▶ [REQUIRED WORK]:
Strip the pictures and reproduce the rest of the listing exactly.

▽

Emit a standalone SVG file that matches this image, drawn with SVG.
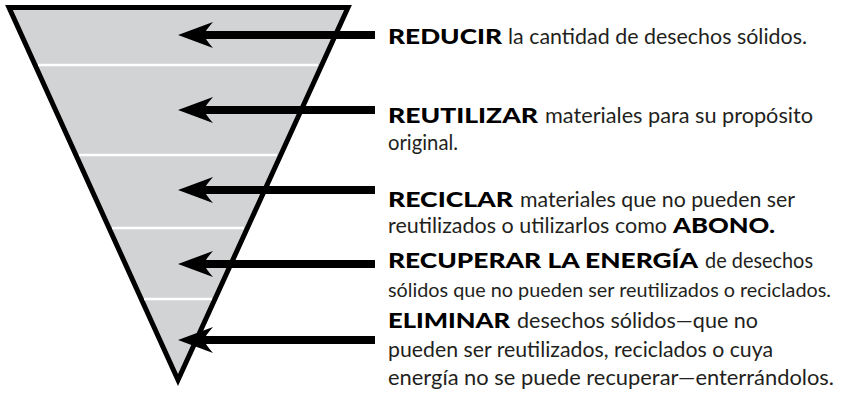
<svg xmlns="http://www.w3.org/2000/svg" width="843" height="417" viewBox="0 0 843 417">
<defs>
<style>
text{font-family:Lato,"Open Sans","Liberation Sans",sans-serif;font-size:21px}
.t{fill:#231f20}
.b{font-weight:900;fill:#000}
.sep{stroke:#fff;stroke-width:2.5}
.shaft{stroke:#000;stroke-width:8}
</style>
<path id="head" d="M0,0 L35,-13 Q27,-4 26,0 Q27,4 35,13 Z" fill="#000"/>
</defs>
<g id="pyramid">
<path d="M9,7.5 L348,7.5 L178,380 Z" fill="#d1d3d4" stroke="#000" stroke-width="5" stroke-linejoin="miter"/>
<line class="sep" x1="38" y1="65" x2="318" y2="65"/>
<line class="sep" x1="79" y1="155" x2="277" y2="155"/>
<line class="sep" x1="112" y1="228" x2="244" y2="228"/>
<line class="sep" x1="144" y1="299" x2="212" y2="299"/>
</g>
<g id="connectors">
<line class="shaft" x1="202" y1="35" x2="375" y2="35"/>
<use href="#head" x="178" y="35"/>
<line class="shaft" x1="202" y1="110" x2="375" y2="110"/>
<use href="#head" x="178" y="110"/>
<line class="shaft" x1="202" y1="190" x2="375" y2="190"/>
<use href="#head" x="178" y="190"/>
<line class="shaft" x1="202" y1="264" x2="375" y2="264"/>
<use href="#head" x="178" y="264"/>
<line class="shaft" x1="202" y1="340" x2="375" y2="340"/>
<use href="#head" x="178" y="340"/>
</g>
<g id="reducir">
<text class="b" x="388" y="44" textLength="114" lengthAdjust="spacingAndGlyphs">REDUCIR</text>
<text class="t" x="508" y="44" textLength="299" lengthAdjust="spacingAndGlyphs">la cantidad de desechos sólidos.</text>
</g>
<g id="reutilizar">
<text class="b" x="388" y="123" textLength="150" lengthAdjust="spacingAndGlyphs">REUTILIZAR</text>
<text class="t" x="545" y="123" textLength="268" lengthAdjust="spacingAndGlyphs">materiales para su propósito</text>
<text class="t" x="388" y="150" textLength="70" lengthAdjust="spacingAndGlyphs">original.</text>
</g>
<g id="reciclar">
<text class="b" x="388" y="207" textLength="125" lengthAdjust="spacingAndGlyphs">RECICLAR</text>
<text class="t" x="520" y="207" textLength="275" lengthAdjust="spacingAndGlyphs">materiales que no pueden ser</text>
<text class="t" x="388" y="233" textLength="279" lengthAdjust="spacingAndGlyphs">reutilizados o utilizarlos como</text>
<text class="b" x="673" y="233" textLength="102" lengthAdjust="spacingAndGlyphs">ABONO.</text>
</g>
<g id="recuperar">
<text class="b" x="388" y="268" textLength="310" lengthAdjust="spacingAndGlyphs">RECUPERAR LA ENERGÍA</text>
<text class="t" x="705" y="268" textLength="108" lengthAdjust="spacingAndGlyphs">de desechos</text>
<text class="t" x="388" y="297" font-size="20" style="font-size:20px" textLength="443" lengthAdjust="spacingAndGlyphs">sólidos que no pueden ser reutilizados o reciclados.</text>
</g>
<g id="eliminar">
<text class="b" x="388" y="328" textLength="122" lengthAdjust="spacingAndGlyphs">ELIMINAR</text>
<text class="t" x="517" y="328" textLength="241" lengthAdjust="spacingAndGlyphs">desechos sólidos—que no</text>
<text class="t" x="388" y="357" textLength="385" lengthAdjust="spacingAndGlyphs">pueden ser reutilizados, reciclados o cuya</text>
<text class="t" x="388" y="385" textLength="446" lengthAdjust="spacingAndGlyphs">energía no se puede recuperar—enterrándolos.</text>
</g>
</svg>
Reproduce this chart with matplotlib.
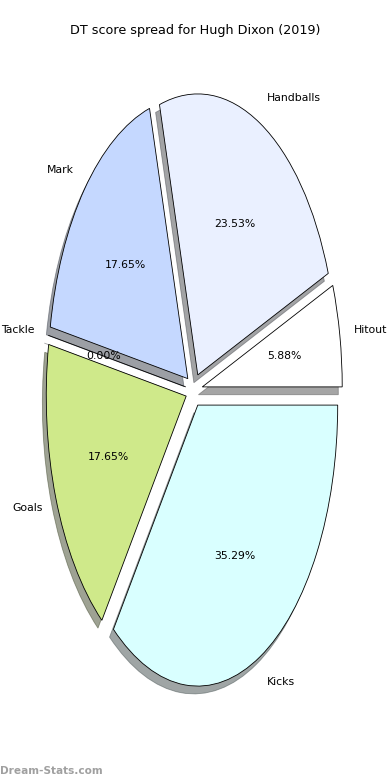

△

▶ [FINAL ANSWER]:
Emit a standalone SVG file that matches this image, drawn with SVG.
<svg xmlns="http://www.w3.org/2000/svg" width="843" height="417" viewBox="0 0 843 417">
<defs>
<style>
text{font-family:Lato,"Open Sans","Liberation Sans",sans-serif;font-size:21px}
.t{fill:#231f20}
.b{font-weight:900;fill:#000}
.sep{stroke:#fff;stroke-width:2.5}
.shaft{stroke:#000;stroke-width:8}
</style>
<path id="head" d="M0,0 L35,-13 Q27,-4 26,0 Q27,4 35,13 Z" fill="#000"/>
</defs>
<g id="pyramid">
<path d="M9,7.5 L348,7.5 L178,380 Z" fill="#d1d3d4" stroke="#000" stroke-width="5" stroke-linejoin="miter"/>
<line class="sep" x1="38" y1="65" x2="318" y2="65"/>
<line class="sep" x1="79" y1="155" x2="277" y2="155"/>
<line class="sep" x1="112" y1="228" x2="244" y2="228"/>
<line class="sep" x1="144" y1="299" x2="212" y2="299"/>
</g>
<g id="connectors">
<line class="shaft" x1="202" y1="35" x2="375" y2="35"/>
<use href="#head" x="178" y="35"/>
<line class="shaft" x1="202" y1="110" x2="375" y2="110"/>
<use href="#head" x="178" y="110"/>
<line class="shaft" x1="202" y1="190" x2="375" y2="190"/>
<use href="#head" x="178" y="190"/>
<line class="shaft" x1="202" y1="264" x2="375" y2="264"/>
<use href="#head" x="178" y="264"/>
<line class="shaft" x1="202" y1="340" x2="375" y2="340"/>
<use href="#head" x="178" y="340"/>
</g>
<g id="reducir">
<text class="b" x="388" y="44" textLength="114" lengthAdjust="spacingAndGlyphs">REDUCIR</text>
<text class="t" x="508" y="44" textLength="299" lengthAdjust="spacingAndGlyphs">la cantidad de desechos sólidos.</text>
</g>
<g id="reutilizar">
<text class="b" x="388" y="123" textLength="150" lengthAdjust="spacingAndGlyphs">REUTILIZAR</text>
<text class="t" x="545" y="123" textLength="268" lengthAdjust="spacingAndGlyphs">materiales para su propósito</text>
<text class="t" x="388" y="150" textLength="70" lengthAdjust="spacingAndGlyphs">original.</text>
</g>
<g id="reciclar">
<text class="b" x="388" y="207" textLength="125" lengthAdjust="spacingAndGlyphs">RECICLAR</text>
<text class="t" x="520" y="207" textLength="275" lengthAdjust="spacingAndGlyphs">materiales que no pueden ser</text>
<text class="t" x="388" y="233" textLength="279" lengthAdjust="spacingAndGlyphs">reutilizados o utilizarlos como</text>
<text class="b" x="673" y="233" textLength="102" lengthAdjust="spacingAndGlyphs">ABONO.</text>
</g>
<g id="recuperar">
<text class="b" x="388" y="268" textLength="310" lengthAdjust="spacingAndGlyphs">RECUPERAR LA ENERGÍA</text>
<text class="t" x="705" y="268" textLength="108" lengthAdjust="spacingAndGlyphs">de desechos</text>
<text class="t" x="388" y="297" font-size="20" style="font-size:20px" textLength="443" lengthAdjust="spacingAndGlyphs">sólidos que no pueden ser reutilizados o reciclados.</text>
</g>
<g id="eliminar">
<text class="b" x="388" y="328" textLength="122" lengthAdjust="spacingAndGlyphs">ELIMINAR</text>
<text class="t" x="517" y="328" textLength="241" lengthAdjust="spacingAndGlyphs">desechos sólidos—que no</text>
<text class="t" x="388" y="357" textLength="385" lengthAdjust="spacingAndGlyphs">pueden ser reutilizados, reciclados o cuya</text>
<text class="t" x="388" y="385" textLength="446" lengthAdjust="spacingAndGlyphs">energía no se puede recuperar—enterrándolos.</text>
</g>
</svg>
Reproduce this chart with matplotlib.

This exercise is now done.